Human pluripotent stem cells (hPSCs) represent heterogeneous populations, including induced pluripotent stem cells (iPSCs), endogenous plastic somatic cells, and embryonic stem cells (ESCs). Human ESCs are derived from the inner cell mass of the blastocyst, and they are characterized by the abilities to self-renew indefinitely, and to give rise to all cell types of embryonic lineage (pluripotency) under the guidance of the appropriate chemical, mechanical and environmental cues. The combination of these critical features is unique to hESCs, and set them apart from other human cells. The expectations are high to utilize hESCs for treating injuries and degenerative diseases; for modeling of complex illnesses and development; for screening and testing of pharmacological products; and for examining toxicity, mutagenicity, teratogenicity, and potential carcinogenic effects of a variety of environmental factors, including ionizing radiation (IR). Exposures to genotoxic stresses, such as background IR, are unavoidable; moreover, IR is widely used in diagnostic and therapeutic procedures in medicine on a routine basis. One of the key outcomes of cell exposures to IR is the change in gene expression, which may underlie the ultimate hESCs fate after such a stress. However, gaps in our knowledge about basic biology of hESCs impose a serious limitation to fully realize the potential of hESCs in practice.
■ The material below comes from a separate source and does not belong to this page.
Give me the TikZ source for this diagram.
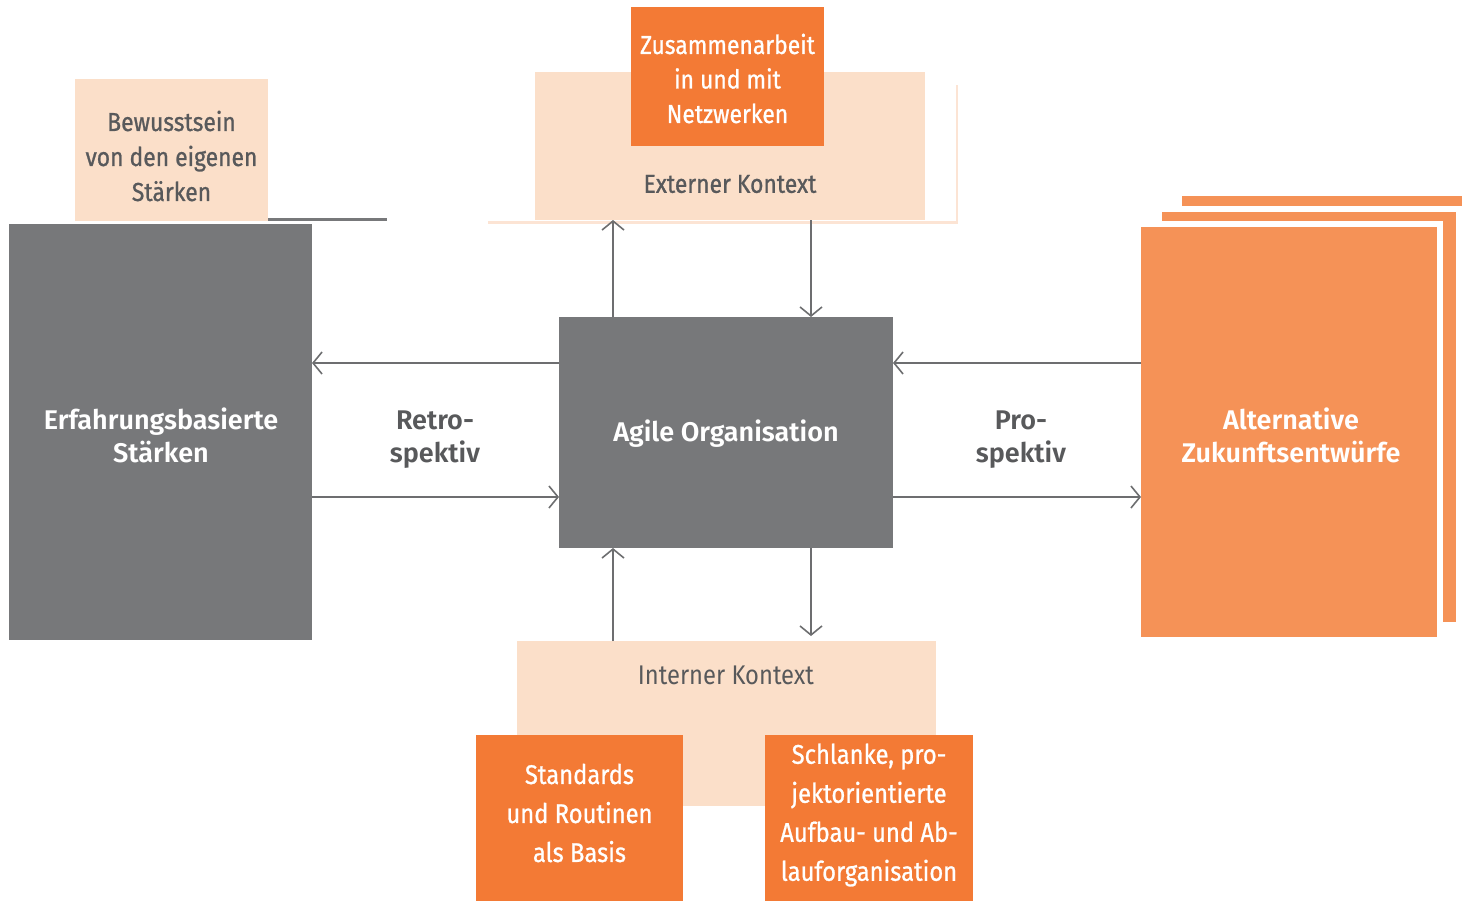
\documentclass[tikz,border=0pt]{standalone}
\usepackage{fontspec}
\setmainfont{Fira Sans}[BoldFont={* SemiBold}]
\newfontfamily\condfont[FakeStretch=0.88]{Fira Sans}
\newfontfamily\condmed[FakeStretch=0.88,FakeBold=0.9]{Fira Sans}
\usetikzlibrary{arrows.meta,calc}
\definecolor{peach}{HTML}{FBDFC9}
\definecolor{peachline}{HTML}{FCE4D4}
\definecolor{orangeA}{HTML}{F37A35}
\definecolor{orangeB}{HTML}{F59257}
\definecolor{slate}{HTML}{77787A}
\definecolor{ink}{HTML}{58595B}
\definecolor{wire}{HTML}{6D6E70}
\begin{document}
\begin{tikzpicture}[x=1pt,y=-1pt,
  box/.style={anchor=north west, inner sep=0pt, outer sep=0pt, align=center},
  peachbox/.style={box, fill=peach},
  orangebox/.style={box, fill=orangeA},
  slatebox/.style={box, fill=slate},
  boldwhite/.style={inner sep=0pt, align=center, text=white, font=\bfseries\fontsize{27}{33}\selectfont},
  condtext/.style={inner sep=0pt, align=center, text=ink, font=\condmed\fontsize{26}{35}\selectfont},
  whitetext/.style={inner sep=0pt, align=center, text=white, font=\condmed\fontsize{26}{34.5}\selectfont},
  sidetext/.style={inner sep=0pt, align=center, text=ink, font=\bfseries\fontsize{27}{33}\selectfont},
  arr/.style={draw=wire, line width=1.8pt, -{Straight Barb[length=9pt,width=22pt,line width=1.6pt]}},
]
\useasboundingbox (0,0) rectangle (1462,900);
\begin{scope}
\clip (0,0) rectangle (1462,900);

% awareness box and rule beside it
\node[peachbox, minimum width=193pt, minimum height=142pt] (bew) at (75,79) {};
\node[condtext] (bewtext) at ($(bew.center)+(0,6)$) {Bewusstsein\\von den eigenen\\Stärken};
\draw[slate, line width=3pt] (bew.south east) ++(0,-1.5) -- ++(119,0);

% external context
\draw[peachline, line width=3pt] (488,222) -- (958,222);
\draw[peachline, line width=1.5pt] (957,85) -- (957,222);
\node[peachbox, minimum width=390pt, minimum height=148pt] (ext) at (535,72) {};
\node[condtext] (extlabel) at (730,184) {Externer Kontext};
\node[orangebox, minimum width=193pt, minimum height=139pt] (netz) at (631,7) {};
\node[whitetext] (netztext) at ($(netz.center)+(0,2)$) {Zusammenarbeit\\in und mit\\Netzwerken};

% experience-based strengths
\node[slatebox, minimum width=303pt, minimum height=416pt] (erf) at (9,224) {};
\node[boldwhite] (erftext) at (161,435.5) {Erfahrungsbasierte\\Stärken};

% agile organisation
\node[slatebox, minimum width=334pt, minimum height=231pt] (agile) at (559,317) {};
\node[boldwhite] (agiletext) at (726,434) {Agile Organisation};

% stacked future drafts
\fill[orangeB] (1182,196) rectangle (1476,606);
\fill[white] (1156,206) rectangle (1462,628);
\fill[orangeB] (1162,212) rectangle (1456,622);
\fill[white] (1135,221) rectangle (1443,643);
\node[box, fill=orangeB, minimum width=296pt, minimum height=410pt] (alt) at (1141,227) {};
\node[boldwhite] (alttext) at (1291,435.5) {Alternative\\Zukunftsentwürfe};

% internal context
\node[peachbox, minimum width=419pt, minimum height=165pt] (int) at (517,641) {};
\node[condtext, font=\condfont\fontsize{27}{35}\selectfont] (intlabel) at (726,675) {Interner Kontext};
\node[orangebox, minimum width=207pt, minimum height=170pt] (std) at (476,735) {};
\node[whitetext, font=\condmed\fontsize{27}{39}\selectfont] (stdtext) at (579.5,813)
  {Standards\\und Routinen\\als Basis};
\node[orangebox, minimum width=208pt, minimum height=170pt] (schl) at (765,735) {};
\node[whitetext, font=\condmed\fontsize{27}{39}\selectfont] (schltext) at (869,815)
  {Schlanke, pro-\\jektorientierte\\Aufbau- und Ab-\\lauforganisation};

% side labels
\node[sidetext] (retro) at (435,440) {Retro-\\spektiv};
\node[sidetext] (pro) at (1021,440) {Pro-\\spektiv};

% connectors
\coordinate (aUp) at ($(agile.north west)+(54,0)$);
\coordinate (aDn) at ($(agile.north west)+(252,0)$);
\coordinate (bUp) at ($(agile.south west)+(54,0)$);
\coordinate (bDn) at ($(agile.south west)+(252,0)$);
\coordinate (lHi) at ($(agile.north west)+(0,46)$);
\coordinate (lLo) at ($(agile.north west)+(0,180)$);
\coordinate (rHi) at ($(agile.north east)+(0,46)$);
\coordinate (rLo) at ($(agile.north east)+(0,180)$);

\draw[arr] (aUp) -- (aUp |- ext.south);
\draw[arr] (aDn |- ext.south) -- (aDn);
\draw[arr] (bUp |- int.north) -- (bUp);
\draw[arr, shorten >=5pt] (bDn) -- (bDn |- int.north);
\draw[arr] (lHi) -- (erf.east |- lHi);
\draw[arr] (erf.east |- lLo) -- (lLo);
\draw[arr] (alt.west |- rHi) -- (rHi);
\draw[arr] (rLo) -- (alt.west |- rLo);
\end{scope}
\end{tikzpicture}
\end{document}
The purpose of this review is to examine the available evidence of alterations in gene expression in human pluripotent stem cells after genotoxic stress, and to discuss strategies for future research in this important area.

Keywords: Human pluripotent stem cells, Gene expression alterations, Genotoxic stress, Ionizing radiation

Core tip: Genome-wide alterations in gene expression in human pluripotent stem cells (hPSCs) following genotoxic stress exposures may underlie the ultimate fate and outcome of practical utility of hPSCs which makes systematic studies of these effects a high priority in stem cell research.